Back-stepping Experience Replay with Application to Model-free Reinforcement Learning for a Soft Snake Robot
Xinda Qi, Dong Chen, Zhaojian Li, Xiaobo Tan
TL;DR
This work tackles sample-inefficient learning in off-policy reinforcement learning for soft robots by introducing Back-stepping Experience Replay (BER), a bidirectional exploration framework that uses approximate reversibility to generate reversed trajectories via back-stepping transitions. BER maintains separate replay buffers for forward and back-stepping experiences and uses a probabilistic sampling scheme with $P_{t,f}$ and $P_{t,b}$, with reversibility bounded by $\lVert \bm{s}_{b,t}-\bm{s}_t \rVert \le K \lVert \bm{s}_{t+1}-\bm{s}_t \rVert$ and $K<1$, decaying the backward component when needed. The algorithm is validated on a toy binary bit-flipping task and then applied to a model-free RL problem controlling a soft snake robot performing serpentine locomotion, using a compact four-path actuation model and a target-conditioned state space.
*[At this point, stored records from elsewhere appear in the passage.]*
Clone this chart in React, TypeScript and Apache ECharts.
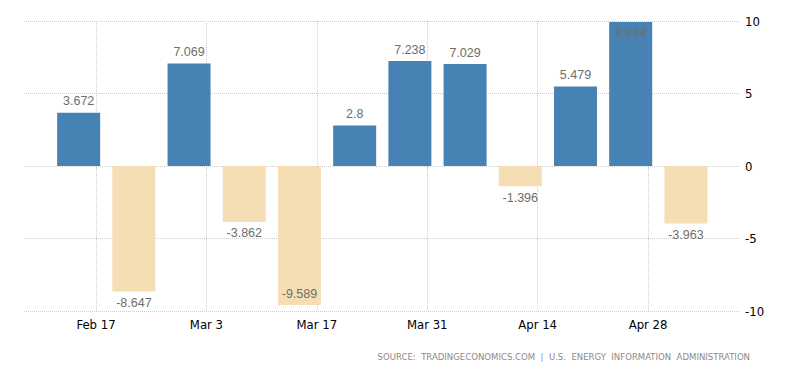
import React, { useEffect, useRef } from 'react';
import * as echarts from 'echarts';

// Weekly data (week dates) and weekly change values
const weekDates = [
  '2025-02-15', '2025-02-22', '2025-03-01', '2025-03-08', '2025-03-15', '2025-03-22',
  '2025-03-29', '2025-04-05', '2025-04-12', '2025-04-19', '2025-04-26', '2025-05-03',
];
const changes = [3.672, -8.647, 7.069, -3.862, -9.589, 2.8, 7.238, 7.029, -1.396, 5.479, 9.934, -3.963];

// X tick dates and labels
const tickDates = ['2025-02-17', '2025-03-03', '2025-03-17', '2025-03-31', '2025-04-14', '2025-04-28'];
const tickLabels = ['Feb 17', 'Mar 3', 'Mar 17', 'Mar 31', 'Apr 14', 'Apr 28'];

// Y ticks
const yMin = -10;
const yMax = 10;
const yStep = 5;

const sourceText = 'SOURCE:  TRADINGECONOMICS.COM  |  U.S.  ENERGY  INFORMATION  ADMINISTRATION';

const DAY = 86400000;

export default function App() {
  const ref = useRef<HTMLDivElement>(null);

  useEffect(() => {
    document.body.style.margin = '0';
    if (!ref.current) return;
    const chart = echarts.init(ref.current, undefined, { renderer: 'svg' });

    const tickMs = tickDates.map((d) => Date.parse(d));
    const base = tickMs[0];
    const xMin = base - 9.13 * DAY;
    const xMax = base + 81.66 * DAY;
    const barShift = -0.2 * DAY; // small visual offset of bars

    const labelFont = 'Liberation Sans, Arial, sans-serif';
    const axisFont = 'DejaVu Sans Condensed, DejaVu Sans, sans-serif';

    const data = weekDates.map((d, i) => {
      const v = changes[i];
      const extreme = Math.abs(v) > 9;
      return {
        value: [Date.parse(d) + barShift, v],
        itemStyle: { color: v >= 0 ? '#4682B4' : '#F5DEB3' },
        label: {
          position: v >= 0 ? (extreme ? 'insideTop' : 'top') : (extreme ? 'insideBottom' : 'bottom'),
          distance: 5,
        },
      };
    });

    chart.setOption({
      animation: false,
      grid: { left: 24, right: 60, top: 21, bottom: 62, containLabel: false },
      xAxis: {
        type: 'value',
        min: xMin,
        max: xMax,
        axisLine: { show: false },
        axisTick: {
          show: true,
          customValues: tickMs,
          length: 4,
          lineStyle: { color: '#cccccc' },
        },
        axisLabel: {
          customValues: tickMs,
          color: '#000',
          fontFamily: axisFont,
          fontSize: 13,
          margin: 7,
          formatter: (v: number) => {
            let best = 0;
            for (let i = 0; i < tickMs.length; i++) {
              if (Math.abs(tickMs[i] - v) < Math.abs(tickMs[best] - v)) best = i;
            }
            return tickLabels[best];
          },
        },
        splitLine: {
          show: true,
          lineStyle: { color: '#cccccc', type: 'dotted', width: 1 },
        },
      },
      yAxis: {
        type: 'value',
        position: 'right',
        min: yMin,
        max: yMax,
        interval: yStep,
        axisLine: { show: false },
        axisTick: { show: false },
        axisLabel: {
          color: '#000',
          fontFamily: axisFont,
          fontSize: 13,
          margin: 5,
        },
        splitLine: {
          show: true,
          lineStyle: { color: '#cccccc', type: 'dotted', width: 1 },
        },
      },
      series: [
        {
          type: 'bar',
          barWidth: 43,
          data,
          label: {
            show: true,
            color: '#6e6e6e',
            fontFamily: labelFont,
            fontSize: 12.5,
            formatter: (p: any) => String(p.value[1]),
          },
        },
      ],
      graphic: [
        {
          type: 'text',
          right: 50,
          top: 351,
          style: {
            text: sourceText,
            fill: '#8a8a8a',
            font: '9.5px "DejaVu Sans Condensed", "DejaVu Sans", sans-serif',
          },
        },
      ],
    });

    return () => chart.dispose();
  }, []);

  return <div ref={ref} style={{ width: 800, height: 373 }} />;
}
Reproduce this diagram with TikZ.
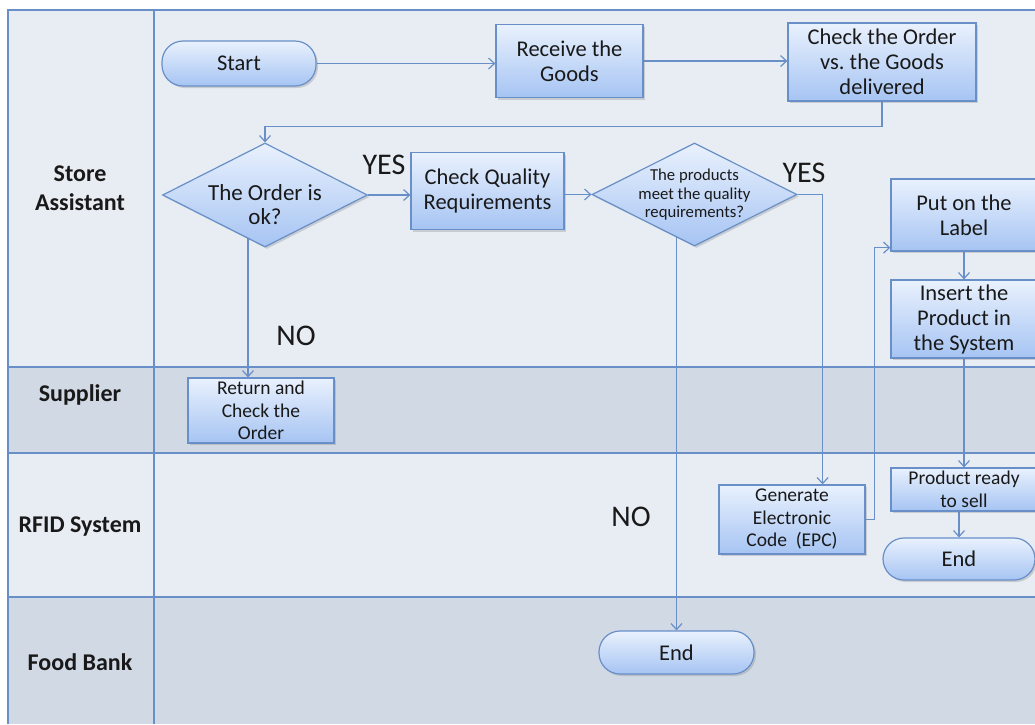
\documentclass[tikz,border=0pt]{standalone}
\usepackage{fontspec}
\setmainfont{Carlito}
\usetikzlibrary{arrows.meta,shapes.geometric,shadows,calc}
\frenchspacing

\definecolor{lineblue}{RGB}{104,143,200}
\definecolor{laneA}{RGB}{232,237,244}
\definecolor{laneB}{RGB}{209,217,229}
\definecolor{boxtop}{RGB}{233,241,253}
\definecolor{boxbot}{RGB}{166,196,243}
\definecolor{ink}{RGB}{25,25,25}

\pgfdeclarelayer{lanes}
\pgfdeclarelayer{links}
\pgfsetlayers{lanes,links,main}

\tikzset{
  proc/.style={draw=lineblue, line width=1.2pt, top color=boxtop, bottom color=boxbot,
    drop shadow={shadow xshift=2pt, shadow yshift=-2pt, opacity=0.3},
    align=center, text=ink, inner sep=0pt, font=\fontsize{22.5}{25}\selectfont},
  smalltext/.style={font=\fontsize{19.5}{22.5}\selectfont},
  term/.style={proc, rounded corners=21pt},
  dia/.style={proc, shape=diamond},
  diatext/.style={align=center, text=ink, inner sep=0pt},
  flow/.style={draw=lineblue, line width=1.3pt,
    -{Straight Barb[length=6pt,width=11pt,line width=1.2pt]}},
  lanebd/.style={draw=lineblue, line width=1.5pt},
  lanelabel/.style={font=\bfseries\fontsize{24}{29}\selectfont, align=center, text=ink},
  tag/.style={font=\fontsize{30}{32}\selectfont, text=ink, inner sep=0pt},
}

\begin{document}
\begin{tikzpicture}[x=1pt,y=-1pt]
\useasboundingbox (0,0) rectangle (1035,724);
\clip (0,0) rectangle (1035,724);

% swimlanes
\begin{pgfonlayer}{lanes}
  \fill[white] (0,0) rectangle (1035,724);
  \fill[laneA] (8,10)  rectangle (1035,367);
  \fill[laneB] (8,367) rectangle (1035,453);
  \fill[laneA] (8,453) rectangle (1035,597);
  \fill[laneB] (8,597) rectangle (1035,724);
  \draw[lanebd] (1035,10) -- (8,10) -- (8,724);
  \draw[lanebd] (154,10) -- (154,724);
  \draw[lanebd] (8,367) -- (1035,367);
  \draw[lanebd] (8,453) -- (1035,453);
  \draw[lanebd] (8,597) -- (1035,597);
\end{pgfonlayer}

\node[lanelabel] (laneSA) at (80,188) {Store\\Assistant};
\node[lanelabel] (laneSU) at (80,395) {Supplier};
\node[lanelabel] (laneRF) at (80,527) {RFID System};
\node[lanelabel] (laneFB) at (80,662) {Food Bank};

% steps
\node[term, minimum width=154, minimum height=45] (start) at (239,63.5) {Start};
\node[proc, minimum width=147, minimum height=73] (recv) at (569.5,61) {Receive the\\Goods};
\node[proc, minimum width=188, minimum height=78] (chk) at (882,62) {Check the Order\\vs. the Goods\\delivered};

\node[dia, minimum width=205, minimum height=104] (d1) at (265,195) {};
\node[diatext, font=\fontsize{23}{24}\selectfont] (d1t) at (265,205) {The Order is\\ok?};

\node[proc, minimum width=153, minimum height=77] (cq) at (487.5,191) {Check Quality\\Requirements};

\node[dia, minimum width=205, minimum height=103] (d2) at (694.5,194.5) {};
\node[diatext, font=\fontsize{16.7}{18.5}\selectfont] (d2t) at (694.5,195) {The products\\meet the quality\\requirements?};

\node[proc, smalltext, minimum width=146, minimum height=65] (ret) at (261,410.5) {Return and\\Check the\\Order};
\node[proc, smalltext, minimum width=146, minimum height=69] (gen) at (792,519.5) {Generate\\Electronic\\Code\ \ (EPC)};

\node[proc, minimum width=146, minimum height=72] (put) at (964,215) {Put on the\\Label};
\node[proc, minimum width=146, minimum height=78] (ins) at (964,319) {Insert the\\Product in\\the System};
\node[proc, smalltext, minimum width=146, minimum height=43] (prs) at (964,489.5) {Product ready\\to sell};
\node[term, minimum width=152, minimum height=42] (end2) at (959,559) {End};
\node[term, minimum width=155, minimum height=43] (end1) at (676.5,652.5) {End};

% decision labels
\node[tag] (yes1) at (384,165) {YES};
\node[tag] (yes2) at (804,173) {YES};
\node[tag] (no1) at (296,336) {NO};
\node[tag] (no2) at (631,517) {NO};

% connectors
\coordinate (retin) at ($(ret.north)+(-13,0)$);
\coordinate (genin) at ($(gen.north east)+(-43,0)$);
\coordinate (putin) at ($(put.south west)+(0,-4)$);
\begin{pgfonlayer}{links}
  \draw[flow] (start.east) -- (start.east -| recv.west);
  \draw[flow] (recv.east) -- (recv.east -| chk.west);
  \draw[flow] (chk.south) -- ++(0,25) -| (d1.north);
  \draw[flow] (d1.east) -- (d1.east -| cq.west);
  \draw[flow] (cq.east |- d2) -- (d2.west);
  \draw[flow] (d2.east) -| (genin);
  \draw[flow] (retin |- d1) -- (retin);
  \draw[flow] (end1.north |- d2) -- (end1.north);
  \draw[flow] (gen.east) -- ++(9,0) |- (putin);
  \draw[flow] (put.south) -- (ins.north);
  \draw[flow] (ins.south) -- (prs.north);
  \draw[flow] (end2.north |- prs.south) -- (end2.north);
\end{pgfonlayer}
\end{tikzpicture}
\end{document}
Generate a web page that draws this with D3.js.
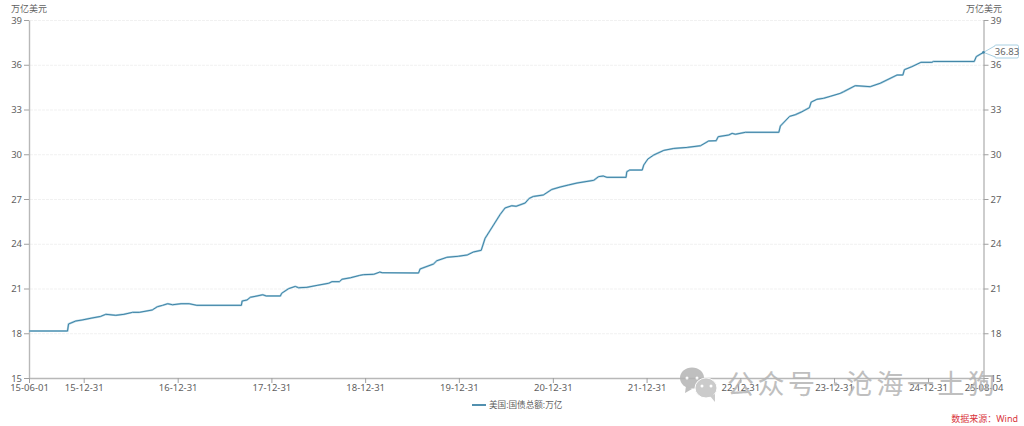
<!DOCTYPE html>
<html><head><meta charset="utf-8">
<script src="https://cdn.jsdelivr.net/npm/d3@7"></script>
<style>html,body{margin:0;background:#fff}svg{display:block}text{font-family:"Noto Sans","Noto Sans CJK SC",sans-serif}</style>
</head><body><svg id="c" width="1024" height="426"></svg>
<script>
const seriesName = "美国:国债总额:万亿";
const unit = "万亿美元";
const source = "数据来源：Wind";
const yTicks = [15,18,21,24,27,30,33,36,39];
const xTicks = ["2015-06-01","2015-12-31","2016-12-31","2017-12-31","2018-12-31","2019-12-31","2020-12-31","2021-12-31","2022-12-31","2023-12-31","2024-12-31","2025-08-04"];
const dates = ["2015-06-01","2015-10-29","2015-11-02","2015-11-30","2015-12-25","2016-02-01","2016-03-06","2016-03-26","2016-05-04","2016-06-05","2016-07-08","2016-08-03","2016-09-23","2016-10-13","2016-11-02","2016-11-22","2016-12-11","2017-01-13","2017-02-14","2017-03-16","2017-09-05","2017-09-08","2017-09-27","2017-10-10","2017-11-05","2017-11-27","2017-12-11","2018-02-04","2018-02-09","2018-03-08","2018-04-03","2018-04-16","2018-05-19","2018-06-27","2018-08-11","2018-08-24","2018-09-22","2018-10-02","2018-11-04","2018-12-10","2018-12-25","2019-02-02","2019-02-26","2019-03-07","2019-07-27","2019-08-02","2019-09-23","2019-10-06","2019-11-14","2019-12-29","2020-02-02","2020-02-26","2020-03-27","2020-04-11","2020-05-14","2020-06-09","2020-06-28","2020-07-24","2020-08-10","2020-09-14","2020-09-30","2020-10-16","2020-11-24","2020-12-27","2021-01-28","2021-03-02","2021-04-04","2021-06-08","2021-06-27","2021-07-15","2021-07-30","2021-10-12","2021-10-15","2021-10-26","2021-12-14","2021-12-20","2022-01-05","2022-01-28","2022-03-08","2022-04-16","2022-06-07","2022-07-29","2022-08-30","2022-09-28","2022-10-06","2022-11-16","2022-11-29","2022-12-12","2023-01-20","2023-05-30","2023-06-05","2023-07-11","2023-08-02","2023-08-28","2023-09-26","2023-10-03","2023-10-25","2023-11-20","2023-12-16","2024-01-24","2024-02-06","2024-03-23","2024-05-20","2024-06-28","2024-09-01","2024-09-24","2024-09-30","2024-10-29","2024-12-03","2025-01-15","2025-01-21","2025-06-29","2025-07-07","2025-08-04"];
const debt = [18.15,18.15,18.62,18.82,18.89,19.02,19.13,19.27,19.2,19.27,19.4,19.4,19.56,19.78,19.87,19.98,19.91,19.98,19.98,19.87,19.87,20.16,20.23,20.41,20.5,20.58,20.5,20.5,20.68,20.99,21.14,21.05,21.08,21.21,21.35,21.46,21.46,21.62,21.72,21.88,21.93,21.95,22.1,22.06,22.04,22.31,22.64,22.86,23.09,23.16,23.25,23.45,23.56,24.36,25.26,25.97,26.4,26.55,26.51,26.73,27.04,27.17,27.27,27.64,27.8,27.94,28.07,28.25,28.5,28.54,28.45,28.45,28.83,28.94,28.94,29.28,29.68,29.95,30.26,30.39,30.46,30.57,30.89,30.91,31.18,31.29,31.4,31.34,31.47,31.47,31.89,32.54,32.65,32.85,33.12,33.5,33.68,33.75,33.88,34.08,34.19,34.6,34.53,34.76,35.31,35.31,35.67,35.87,36.16,36.16,36.22,36.22,36.55,36.83];

const svg = d3.select("#c");
const parse = d3.utcParse("%Y-%m-%d"), fmt = d3.utcFormat("%y-%m-%d");
const x = d3.scaleUtc().domain([parse(xTicks[0]), parse(xTicks[xTicks.length-1])]).range([29,983.5]);
const y = d3.scaleLinear().domain([15,39]).range([378,20]);
const data = dates.map((d,i)=>({d:parse(d),v:debt[i]}));
const labelCol="#5f5f5f", axisCol="#b8b8b8";

// grid
svg.append("g").selectAll("line").data(yTicks.slice(1)).join("line")
  .attr("x1",30).attr("x2",983).attr("y1",d=>y(d)+.5).attr("y2",d=>y(d)+.5)
  .attr("stroke","#f1f1f1").attr("stroke-dasharray","3 1");

function styleAxis(g){
  g.selectAll(".domain").attr("stroke",axisCol).attr("stroke-width",1.4);
  g.selectAll(".tick line").attr("stroke","#a0a0a0");
  g.selectAll("text").attr("fill",labelCol).attr("font-size",9.5);
}
const yl = d3.axisLeft(y).tickValues(yTicks).tickSize(5).tickSizeOuter(0).tickPadding(2);
svg.append("g").attr("transform","translate(29,0)").call(yl).call(styleAxis);
const yr = d3.axisRight(y).tickValues(yTicks).tickSize(5).tickSizeOuter(0).tickPadding(2);
svg.append("g").attr("transform","translate(983.5,0)").call(yr).call(styleAxis);
const xa = d3.axisBottom(x).tickValues(xTicks.map(parse)).tickFormat(fmt).tickSize(5).tickSizeOuter(0).tickPadding(1);
svg.append("g").attr("transform","translate(0,378)").call(xa).call(styleAxis);

// units
[29,984].forEach(px=>svg.append("text").attr("x",px).attr("y",11.5).attr("text-anchor","middle")
  .attr("font-size",9).attr("fill",labelCol).text(unit));

// line
const line = d3.line().x(d=>x(d.d)).y(d=>y(d.v)).curve(d3.curveLinear);
svg.append("path").datum(data).attr("d",line).attr("fill","none").attr("stroke","#a9cfe0").attr("stroke-width",2).attr("stroke-linejoin","round");
svg.append("path").datum(data).attr("d",line).attr("fill","none").attr("stroke","#3f84a6").attr("stroke-width",1).attr("stroke-linejoin","round");

// watermark
const wm = svg.append("g").attr("fill","#b4b4b4").attr("opacity",.85);
wm.append("ellipse").attr("cx",692).attr("cy",378).attr("rx",12).attr("ry",10.5).attr("fill","#b4b4b4");
wm.append("path").attr("d","M686 386 l-1 7 l7 -4z").attr("fill","#b4b4b4");
wm.append("ellipse").attr("cx",706).attr("cy",388).attr("rx",11).attr("ry",10).attr("fill","#c2c2c2").attr("stroke","#fff").attr("stroke-width",1);
wm.append("path").attr("d","M710 396 l5 6 l0 -8z").attr("fill","#c2c2c2");
[[687,378],[697,378],[702,386],[711,386]].forEach(p=>wm.append("circle").attr("cx",p[0]).attr("cy",p[1]).attr("r",1.5).attr("fill","#fff"));
wm.append("text").attr("x",727).attr("y",394).attr("font-size",27).attr("letter-spacing",3.5).text("公众号");
wm.append("text").attr("x",832).attr("y",394).attr("font-size",27).text("·");
wm.append("text").attr("x",846).attr("y",394).attr("font-size",27).attr("letter-spacing",3.5).text("沧海一土狗");

// end label
const last=data[data.length-1], lx=x(last.d), ly=y(last.v);
svg.append("path").attr("d",`M${lx} ${ly} L995 ${ly-6.5} V45.5 Q995 45 996 45 H1017 Q1018.5 45 1018.5 46.5 V56.5 Q1018.5 58 1017 58 H996 Q995 58 995 56.5 V${ly+4.5} Z`)
  .attr("fill","#fff").attr("stroke","#a9d0e2").attr("stroke-width",1);
svg.append("circle").attr("cx",lx).attr("cy",ly).attr("r",1.3).attr("fill","#3f84a6");
svg.append("text").attr("x",1007).attr("y",55).attr("text-anchor","middle").attr("font-size",9.5).attr("fill","#666").text(d3.format(".2f")(last.v));

// legend
svg.append("line").attr("x1",472).attr("x2",486).attr("y1",405).attr("y2",405).attr("stroke","#3f84a6").attr("stroke-width",1.8);
svg.append("text").attr("x",489).attr("y",408).attr("font-size",8.6).attr("fill",labelCol).text(seriesName);
svg.append("text").attr("x",1018).attr("y",422).attr("text-anchor","end").attr("font-size",9).attr("fill","#d9363e").text(source);
</script></body></html>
Experiments show BER improves learning speed and stability, achieving $100\%$ success on random targets and a $48\%$ increase in average speed compared to the best baseline, underscoring BER's potential to enhance data efficiency in off-policy RL for soft robotics. The results suggest BER's bidirectional search and distillation of transitional information can generalize to other reversible or approximately reversible dynamical systems and tasks beyond soft robotics.
Abstract
In this paper, we propose a novel technique, Back-stepping Experience Replay (BER), that is compatible with arbitrary off-policy reinforcement learning (RL) algorithms. BER aims to enhance learning efficiency in systems with approximate reversibility, reducing the need for complex reward shaping. The method constructs reversed trajectories using back-stepping transitions to reach random or fixed targets. Interpretable as a bi-directional approach, BER addresses inaccuracies in back-stepping transitions through a distillation of the replay experience during learning. Given the intricate nature of soft robots and their complex interactions with environments, we present an application of BER in a model-free RL approach for the locomotion and navigation of a soft snake robot, which is capable of serpentine motion enabled by anisotropic friction between the body and ground. In addition, a dynamic simulator is developed to assess the effectiveness and efficiency of the BER algorithm, in which the robot demonstrates successful learning (reaching a 100% success rate) and adeptly reaches random targets, achieving an average speed 48% faster than that of the best baseline approach.